* [WORK TO DO]: Find each line that has the string "image" and give the total, with nothing else.

* [SUPPLIED MATERIAL]:
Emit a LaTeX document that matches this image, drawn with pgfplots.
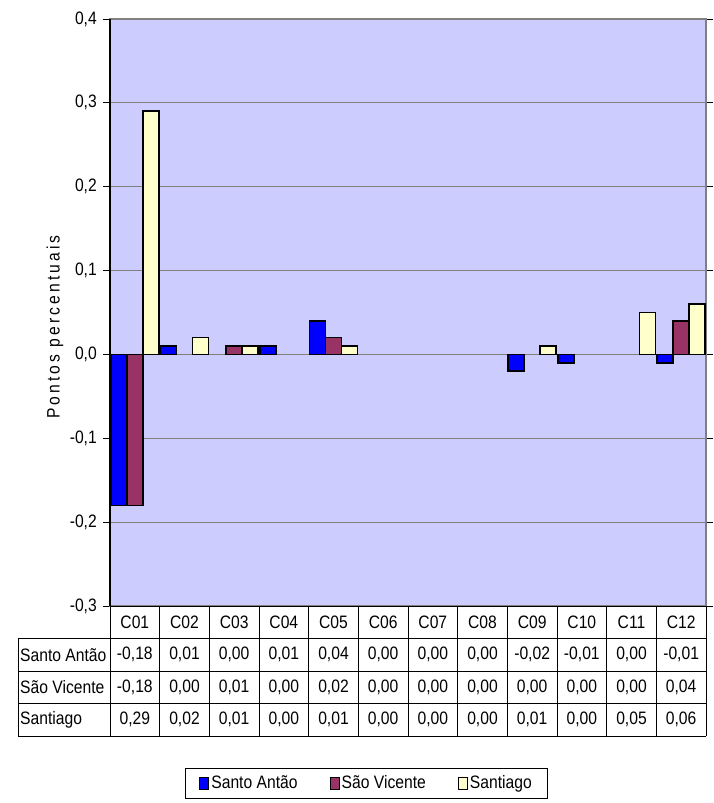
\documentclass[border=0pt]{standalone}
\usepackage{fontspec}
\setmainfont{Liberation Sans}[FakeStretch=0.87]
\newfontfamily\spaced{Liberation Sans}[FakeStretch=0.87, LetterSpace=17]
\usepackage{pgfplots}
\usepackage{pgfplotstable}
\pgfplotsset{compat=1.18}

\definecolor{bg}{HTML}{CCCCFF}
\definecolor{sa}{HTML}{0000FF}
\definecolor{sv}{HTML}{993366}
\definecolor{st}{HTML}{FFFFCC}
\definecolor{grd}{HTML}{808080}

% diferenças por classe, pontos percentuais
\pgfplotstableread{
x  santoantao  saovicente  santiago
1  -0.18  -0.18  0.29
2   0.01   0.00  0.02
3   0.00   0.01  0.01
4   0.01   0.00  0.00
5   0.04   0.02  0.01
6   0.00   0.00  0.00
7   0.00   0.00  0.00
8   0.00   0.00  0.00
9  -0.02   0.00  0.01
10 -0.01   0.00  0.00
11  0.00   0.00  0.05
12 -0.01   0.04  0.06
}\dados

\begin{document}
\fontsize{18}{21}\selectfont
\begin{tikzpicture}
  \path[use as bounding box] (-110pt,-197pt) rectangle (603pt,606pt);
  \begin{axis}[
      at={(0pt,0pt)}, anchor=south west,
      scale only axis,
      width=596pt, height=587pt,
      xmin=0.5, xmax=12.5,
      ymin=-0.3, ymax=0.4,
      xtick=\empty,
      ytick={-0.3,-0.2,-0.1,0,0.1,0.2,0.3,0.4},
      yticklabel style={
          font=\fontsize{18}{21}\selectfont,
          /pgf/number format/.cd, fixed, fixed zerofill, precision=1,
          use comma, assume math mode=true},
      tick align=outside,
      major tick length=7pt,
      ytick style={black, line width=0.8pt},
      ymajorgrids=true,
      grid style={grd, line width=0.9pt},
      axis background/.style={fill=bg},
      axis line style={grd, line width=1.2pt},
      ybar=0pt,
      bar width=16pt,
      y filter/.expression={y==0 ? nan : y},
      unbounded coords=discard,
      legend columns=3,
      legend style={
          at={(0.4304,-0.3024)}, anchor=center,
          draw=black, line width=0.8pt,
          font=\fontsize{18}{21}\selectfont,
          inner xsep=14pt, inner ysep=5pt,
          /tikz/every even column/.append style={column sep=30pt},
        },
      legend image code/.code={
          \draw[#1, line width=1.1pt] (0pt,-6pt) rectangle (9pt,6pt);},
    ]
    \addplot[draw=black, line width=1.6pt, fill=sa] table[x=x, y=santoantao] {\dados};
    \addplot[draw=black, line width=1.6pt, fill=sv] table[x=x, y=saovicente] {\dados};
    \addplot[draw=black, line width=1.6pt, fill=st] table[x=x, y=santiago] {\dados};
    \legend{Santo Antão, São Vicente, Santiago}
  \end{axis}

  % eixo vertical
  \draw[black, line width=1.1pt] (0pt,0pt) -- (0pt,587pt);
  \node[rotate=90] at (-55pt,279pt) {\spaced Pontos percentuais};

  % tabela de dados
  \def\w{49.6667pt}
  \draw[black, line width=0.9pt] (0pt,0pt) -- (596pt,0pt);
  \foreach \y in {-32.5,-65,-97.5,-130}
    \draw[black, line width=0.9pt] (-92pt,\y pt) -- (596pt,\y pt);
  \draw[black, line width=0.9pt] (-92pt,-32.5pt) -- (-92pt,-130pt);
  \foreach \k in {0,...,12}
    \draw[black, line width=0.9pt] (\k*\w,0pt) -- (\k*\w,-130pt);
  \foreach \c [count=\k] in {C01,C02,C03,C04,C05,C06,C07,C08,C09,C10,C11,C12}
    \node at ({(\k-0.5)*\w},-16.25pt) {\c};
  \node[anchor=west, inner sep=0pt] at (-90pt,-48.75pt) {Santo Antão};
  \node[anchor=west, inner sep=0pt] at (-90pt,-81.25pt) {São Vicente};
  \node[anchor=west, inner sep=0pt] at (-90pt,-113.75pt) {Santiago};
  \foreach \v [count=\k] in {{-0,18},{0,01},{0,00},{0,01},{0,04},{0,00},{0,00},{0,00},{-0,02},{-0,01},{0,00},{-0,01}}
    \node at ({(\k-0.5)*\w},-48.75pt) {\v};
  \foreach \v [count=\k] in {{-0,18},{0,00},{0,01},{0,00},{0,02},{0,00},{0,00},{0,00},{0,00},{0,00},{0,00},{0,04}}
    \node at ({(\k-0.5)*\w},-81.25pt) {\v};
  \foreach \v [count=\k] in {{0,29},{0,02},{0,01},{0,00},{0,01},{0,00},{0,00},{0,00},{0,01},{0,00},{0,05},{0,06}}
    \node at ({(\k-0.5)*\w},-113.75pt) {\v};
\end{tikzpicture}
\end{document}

* [WRITTEN RESPONSE]: 2